▶ Instruction
Render the material again word for word, skipping the pictures in it.

######

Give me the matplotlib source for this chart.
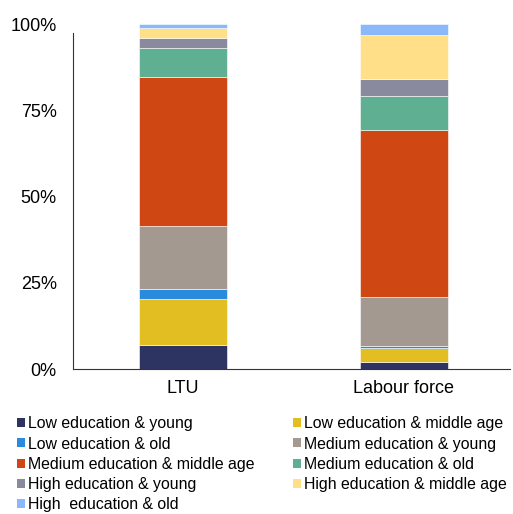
import numpy as np
import matplotlib.pyplot as plt
from matplotlib.patches import Patch
from matplotlib.ticker import FuncFormatter

plt.rcParams['font.family'] = ['Liberation Sans', 'DejaVu Sans']

categories = ['LTU', 'Labour force']
series_names = [
    'Low education & young',
    'Low education & middle age',
    'Low education & old',
    'Medium education & young',
    'Medium education & middle age',
    'Medium education & old',
    'High education & young',
    'High education & middle age',
    'High  education & old',
]
# shares in % (LTU, Labour force)
low_young = [7.0, 1.9]
low_middle = [13.2, 4.1]
low_old = [3.0, 0.8]
med_young = [18.3, 14.2]
med_middle = [43.3, 48.3]
med_old = [8.2, 9.9]
high_young = [2.9, 5.0]
high_middle = [3.1, 12.8]
high_old = [1.0, 3.0]

values = [low_young, low_middle, low_old, med_young, med_middle,
          med_old, high_young, high_middle, high_old]
colors = ['#2E3462', '#E3BE22', '#2A8BDE', '#A39990', '#CF4713',
          '#5FAF92', '#8A8A9E', '#FFDF88', '#8AB8FA']

fig = plt.figure(figsize=(5.13, 5.14), dpi=100)
ax = fig.add_axes([0.142, 0.282, 0.852, 0.671])

x = np.arange(len(categories))
bottom = np.zeros(len(categories))
for vals, col in zip(values, colors):
    ax.bar(x, vals, width=0.4, bottom=bottom, color=col,
           edgecolor='white', linewidth=0.4)
    bottom += np.array(vals)

ax.set_xlim(-0.5, 1.48)
ax.set_ylim(0, 100)
ax.set_yticks([0, 25, 50, 75, 100])
ax.yaxis.set_major_formatter(FuncFormatter(lambda v, p: f'{v:.0f}%'))
ax.set_xticks(x)
ax.set_xticklabels(categories)
ax.tick_params(axis='both', length=0, labelsize=13, colors='black')
ax.tick_params(axis='y', pad=11.5)
ax.tick_params(axis='x', pad=8)
for s in ['top', 'right']:
    ax.spines[s].set_visible(False)
ax.spines['left'].set_color('#333333')
ax.spines['bottom'].set_color('#333333')
ax.spines['left'].set_bounds(0, 97.5)

handles = [Patch(facecolor=c, edgecolor='none') for c in colors]
order = [0, 2, 4, 6, 8, 1, 3, 5, 7]
fig.legend([handles[i] for i in order], [series_names[i] for i in order],
           ncol=2, loc='upper left', bbox_to_anchor=(0.0337, 0.19),
           frameon=False, fontsize=11.45, handlelength=0.5, handleheight=0.5,
           handletextpad=0.18, columnspacing=2.4, labelspacing=0.33,
           borderaxespad=0, borderpad=0)

fig.savefig('out.png', dpi=100)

######

▶ Task output
Give me the matplotlib source for this chart.
import numpy as np
import matplotlib.pyplot as plt
from matplotlib.patches import Patch
from matplotlib.ticker import FuncFormatter

plt.rcParams['font.family'] = ['Liberation Sans', 'DejaVu Sans']

categories = ['LTU', 'Labour force']
series_names = [
    'Low education & young',
    'Low education & middle age',
    'Low education & old',
    'Medium education & young',
    'Medium education & middle age',
    'Medium education & old',
    'High education & young',
    'High education & middle age',
    'High  education & old',
]
# shares in % (LTU, Labour force)
low_young = [7.0, 1.9]
low_middle = [13.2, 4.1]
low_old = [3.0, 0.8]
med_young = [18.3, 14.2]
med_middle = [43.3, 48.3]
med_old = [8.2, 9.9]
high_young = [2.9, 5.0]
high_middle = [3.1, 12.8]
high_old = [1.0, 3.0]

values = [low_young, low_middle, low_old, med_young, med_middle,
          med_old, high_young, high_middle, high_old]
colors = ['#2E3462', '#E3BE22', '#2A8BDE', '#A39990', '#CF4713',
          '#5FAF92', '#8A8A9E', '#FFDF88', '#8AB8FA']

fig = plt.figure(figsize=(5.13, 5.14), dpi=100)
ax = fig.add_axes([0.142, 0.282, 0.852, 0.671])

x = np.arange(len(categories))
bottom = np.zeros(len(categories))
for vals, col in zip(values, colors):
    ax.bar(x, vals, width=0.4, bottom=bottom, color=col,
           edgecolor='white', linewidth=0.4)
    bottom += np.array(vals)

ax.set_xlim(-0.5, 1.48)
ax.set_ylim(0, 100)
ax.set_yticks([0, 25, 50, 75, 100])
ax.yaxis.set_major_formatter(FuncFormatter(lambda v, p: f'{v:.0f}%'))
ax.set_xticks(x)
ax.set_xticklabels(categories)
ax.tick_params(axis='both', length=0, labelsize=13, colors='black')
ax.tick_params(axis='y', pad=11.5)
ax.tick_params(axis='x', pad=8)
for s in ['top', 'right']:
    ax.spines[s].set_visible(False)
ax.spines['left'].set_color('#333333')
ax.spines['bottom'].set_color('#333333')
ax.spines['left'].set_bounds(0, 97.5)

handles = [Patch(facecolor=c, edgecolor='none') for c in colors]
order = [0, 2, 4, 6, 8, 1, 3, 5, 7]
fig.legend([handles[i] for i in order], [series_names[i] for i in order],
           ncol=2, loc='upper left', bbox_to_anchor=(0.0337, 0.19),
           frameon=False, fontsize=11.45, handlelength=0.5, handleheight=0.5,
           handletextpad=0.18, columnspacing=2.4, labelspacing=0.33,
           borderaxespad=0, borderpad=0)

fig.savefig('out.png', dpi=100)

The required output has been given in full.